TheNewsGuru.com (TNG) reports Egbule made this assertion during a Twitter conference with the theme, ‘marginal oil fields auction: why citizens should be alert, concerned and involved,’ hosted by a public policy expert, Dayo Ibitoye.
The flag-off of the 2020 marginal fields bid round comes amidst the country’s poor financial situation, which has made the implementation of the 2020 budget a Herculean task for the President Muhammadu Buhari government, with capital and recurrent expenditures already slashed.
This bid round is coming 18 years after the last bid round in 2002 and is open to indigenous oil and gas companies and investors interested in participating in the exploration and production business in Nigeria.
Prior to the flag-off, stakeholders in the country’s oil and gas industry have consistently urged the Federal Government to conduct an oil bid round for the purpose of raising revenue to fund some of its critical projects.
But DPR has been charged with negligence to the Global Transparency Initiatives, specifically, the transparency principles of the Open Government Partnership (OGP) and Extractive Industries Transparency Initiative (EITI).
“We have reviewed the 2020 guidelines, and discovered disturbing loopholes,” Egbule said, stressing, “we have seen DPR’s level of preparedness, officially, but we have also noticed some loopholes in the guidelines they released that could undermine it.
“Negligence to the tenets of Global Transparency Initiatives that the present administration has assented to; specifically, the Transparency Principles the OGP and EITI were not adhered to in the guidelines DPR released. DPR cannot be said to be ready if loopholes in its own guidelines can be exploited”.
TNG reports marginal fields are known oil or gas discoveries on an IOC-owned block and where there has been no activity in at least the last 10 years. With the agreement of the IOC, the DPR carves-out a piece of land surrounding the discovery and this becomes a marginal field.
For the 2020 bid round, DPR announced that a total of 57 fields located on land, swamp and shallow offshore terrains are on offer. According to DPR, the exercise, which will be conducted electronically, will include expression of interest/registration, pre-qualification, technical and commercial bid submission and bid evaluation.
Egbule while urging the DPR to ensure that bidding companies get the awards on merit only, and not based on political affiliation or connections, said discretionary awards and non-disclosures of owners of the bidding companies are the major worries in the bidding process.
“This has been the order of the day. Although there has been an attempt at regularizing the process, the same thing continued in 2000, 2003, 2004 2005, 2006, 2007, and 2012. That is why we are asking for beneficial owners disclosure,” he said.

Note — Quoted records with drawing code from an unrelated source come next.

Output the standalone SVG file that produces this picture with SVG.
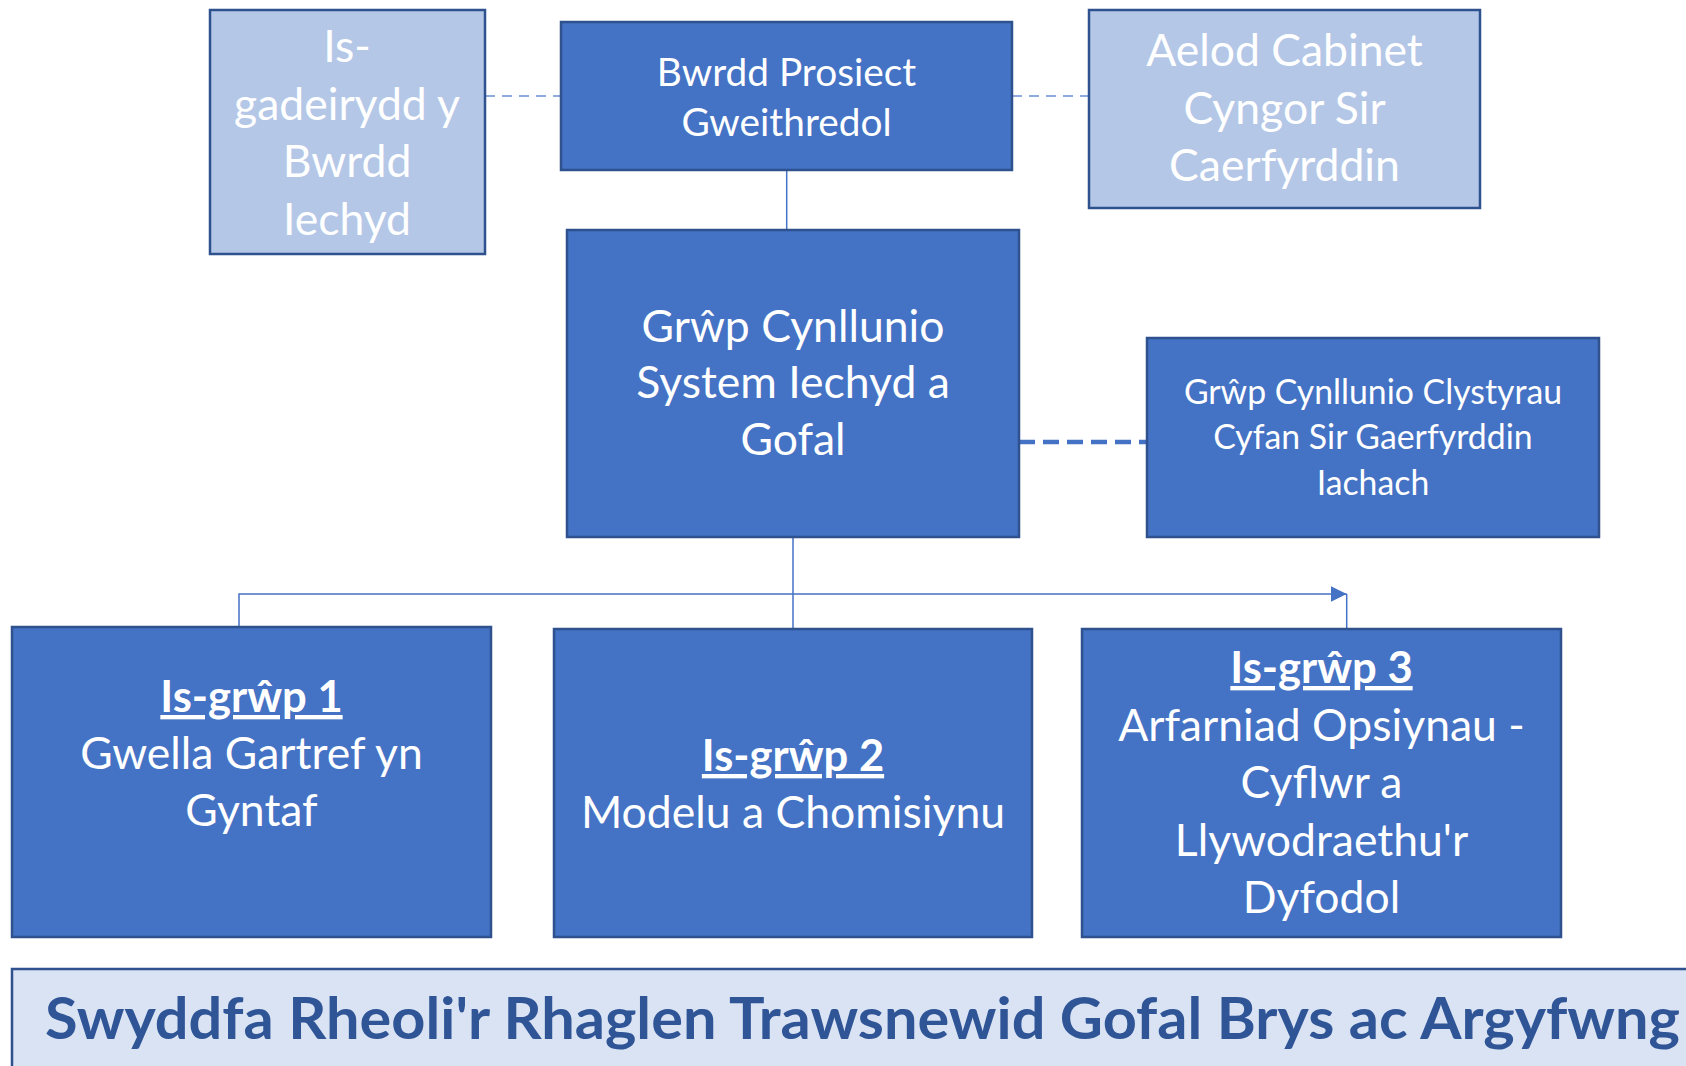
<svg xmlns="http://www.w3.org/2000/svg" width="1686" height="1066" viewBox="0 0 1686 1066">
<style>
.dark{fill:#4472C4;stroke:#2F528F;stroke-width:2.5}
.light{fill:#B4C7E7;stroke:#2F528F;stroke-width:2.5}
.banner{fill:#DAE3F3;stroke:#2F528F;stroke-width:2.5}
.t{font-family:Lato,Carlito,"Open Sans","Liberation Sans",sans-serif;fill:#FFFFFF;text-anchor:middle}
.f42{font-size:44.5px}
.f38{font-size:38.8px}
.f32{font-size:33.8px}
.b{font-weight:bold;font-size:43.5px;text-decoration:underline}
.bt{font-family:Lato,Carlito,"Open Sans","Liberation Sans",sans-serif;font-weight:bold;font-size:58px;fill:#2F5597}
.solid{fill:none;stroke:#4472C4;stroke-width:1.5}
.thin-dash{fill:none;stroke:#8FAADC;stroke-width:2;stroke-dasharray:10 7}
.thick-dash{fill:none;stroke:#4472C4;stroke-width:4.5;stroke-dasharray:16 8}
</style>
<defs>
<marker id="arrow" markerWidth="16" markerHeight="16" refX="16" refY="8" orient="auto" markerUnits="userSpaceOnUse">
<polygon points="0,0 16,8 0,16" fill="#4472C4"/>
</marker>
</defs>
<rect width="1686" height="1066" fill="#FFFFFF"/>
<g id="connectors">
<line class="thin-dash" x1="485" y1="96" x2="561" y2="96"/>
<line class="thin-dash" x1="1012" y1="96" x2="1089" y2="96"/>
<line class="solid" x1="786.7" y1="170" x2="786.7" y2="229"/>
<line class="thick-dash" x1="1019" y1="442" x2="1147" y2="442"/>
<line class="solid" x1="793" y1="537" x2="793" y2="629"/>
<path class="solid" d="M239,627 V594 H1346.7" marker-end="url(#arrow)"/>
<line class="solid" x1="1346.7" y1="594" x2="1346.7" y2="629"/>
</g>
<g id="is-gadeirydd">
<rect class="light" x="210" y="10" width="275" height="244"/>
<text class="t f42"><tspan x="347" y="62">Is-</tspan><tspan x="347" y="119.5">gadeirydd y</tspan><tspan x="347" y="177">Bwrdd</tspan><tspan x="347" y="234.5">Iechyd</tspan></text>
</g>
<g id="bwrdd-prosiect">
<rect class="dark" x="561" y="22" width="451" height="148"/>
<text class="t f38"><tspan x="786.5" y="85.7">Bwrdd Prosiect</tspan><tspan x="786.5" y="135.7">Gweithredol</tspan></text>
</g>
<g id="aelod-cabinet">
<rect class="light" x="1089" y="10" width="391" height="198"/>
<text class="t f42"><tspan x="1284.5" y="66">Aelod Cabinet</tspan><tspan x="1284.5" y="124">Cyngor Sir</tspan><tspan x="1284.5" y="181">Caerfyrddin</tspan></text>
</g>
<g id="grwp-cynllunio">
<rect class="dark" x="567" y="230" width="452" height="307"/>
<text class="t f42"><tspan x="793" y="341.7">Grŵp Cynllunio</tspan><tspan x="793" y="398.4">System Iechyd a</tspan><tspan x="793" y="455">Gofal</tspan></text>
</g>
<g id="clystyrau">
<rect class="dark" x="1147" y="338" width="452" height="199"/>
<text class="t f32"><tspan x="1373" y="404">Grŵp Cynllunio Clystyrau</tspan><tspan x="1373" y="449.3">Cyfan Sir Gaerfyrddin</tspan><tspan x="1373" y="495">Iachach</tspan></text>
</g>
<g id="is-grwp-1">
<rect class="dark" x="12" y="627" width="479" height="310"/>
<text class="t f42"><tspan class="b" x="251.5" y="712">Is-grŵp 1</tspan><tspan x="251.5" y="769">Gwella Gartref yn</tspan><tspan x="251.5" y="826">Gyntaf</tspan></text>
</g>
<g id="is-grwp-2">
<rect class="dark" x="554" y="629" width="478" height="308"/>
<text class="t f42"><tspan class="b" x="793" y="771">Is-grŵp 2</tspan><tspan x="793" y="828">Modelu a Chomisiynu</tspan></text>
</g>
<g id="is-grwp-3">
<rect class="dark" x="1082" y="629" width="479" height="308"/>
<text class="t f42"><tspan class="b" x="1321.5" y="683">Is-grŵp 3</tspan><tspan x="1321.5" y="740.5">Arfarniad Opsiynau -</tspan><tspan x="1321.5" y="798">Cyflwr a</tspan><tspan x="1321.5" y="855.5">Llywodraethu'r</tspan><tspan x="1321.5" y="913">Dyfodol</tspan></text>
</g>
<g id="swyddfa">
<rect class="banner" x="12" y="969" width="1690" height="110"/>
<text class="bt" x="45" y="1039" textLength="1635" lengthAdjust="spacingAndGlyphs">Swyddfa Rheoli'r Rhaglen Trawsnewid Gofal Brys ac Argyfwng</text>
</g>
</svg>
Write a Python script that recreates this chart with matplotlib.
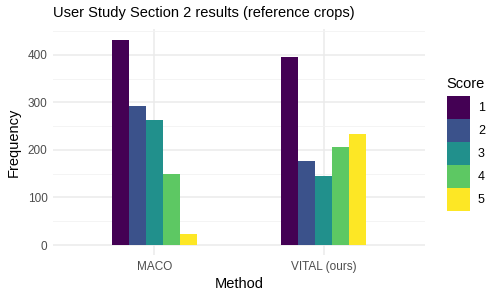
import numpy as np
import matplotlib.pyplot as plt
from matplotlib.patches import Patch

plt.rcParams['font.family'] = ['Liberation Sans', 'DejaVu Sans']

# Datos
methods = ['MACO', 'VITAL (ours)']
scores = ['1', '2', '3', '4', '5']
maco = [432, 293, 262, 149, 23]
vital = [396, 177, 145, 206, 234]
colors = ['#440154', '#3B528B', '#21908C', '#5DC863', '#FDE725']

valores = np.array([maco, vital])

fig = plt.figure(figsize=(5, 3), dpi=100)
ax = fig.add_axes([0.106, 0.149, 0.744, 0.753])

x = np.arange(1, len(methods) + 1)
ancho = 0.1
for j, s in enumerate(scores):
    ax.bar(x + (j - 2) * ancho, valores[:, j], width=ancho, color=colors[j],
           linewidth=0, zorder=3)

ax.set_xlim(0.4, 2.6)
ymax = valores.max()
ax.set_ylim(-0.05 * ymax, 1.05 * ymax)
ax.set_xticks(x)
ax.set_xticklabels(methods)
ax.set_yticks([0, 100, 200, 300, 400])
ax.set_yticks([50, 150, 250, 350, 450], minor=True)

ax.grid(True, which='major', color='#EBEBEB', linewidth=1.1, zorder=0)
ax.grid(True, which='minor', axis='y', color='#F2F2F2', linewidth=0.6, zorder=0)
for sp in ax.spines.values():
    sp.set_visible(False)
ax.tick_params(which='both', length=0, labelsize=8.5, labelcolor='#4D4D4D', pad=4)

ax.set_xlabel('Method', fontsize=10.5, labelpad=3)
ax.set_ylabel('Frequency', fontsize=10.5, labelpad=5)
ax.set_title('User Study Section 2 results (reference crops)', fontsize=10.5,
             loc='left', pad=9)

handles = [Patch(facecolor=c, edgecolor='none', label=s) for c, s in zip(colors, scores)]
leg = fig.legend(handles=handles, title='Score', loc='upper left',
                 bbox_to_anchor=(0.881, 0.765), frameon=False, fontsize=9,
                 title_fontsize=10.5, labelspacing=0, handleheight=2.45,
                 handlelength=1.84, handletextpad=0.65, borderpad=0,
                 alignment='left')
leg._legend_box.sep = 3.6  # espacio entre el título y las claves

fig.savefig('out.png', dpi=100)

Egbule noted that Nigeria is the market of the future, not only in terms of exploration only but in consumption. “Our midstream is untapped. We need to start thinking of local consumption. The market is expanding,” he said.
He went further to advised DPR to do deeper scrutiny of companies’ ownership and capacities to ascertain their capacities firsthand, stressing that unbiased screening and open declaration of both registered and beneficial owners are important.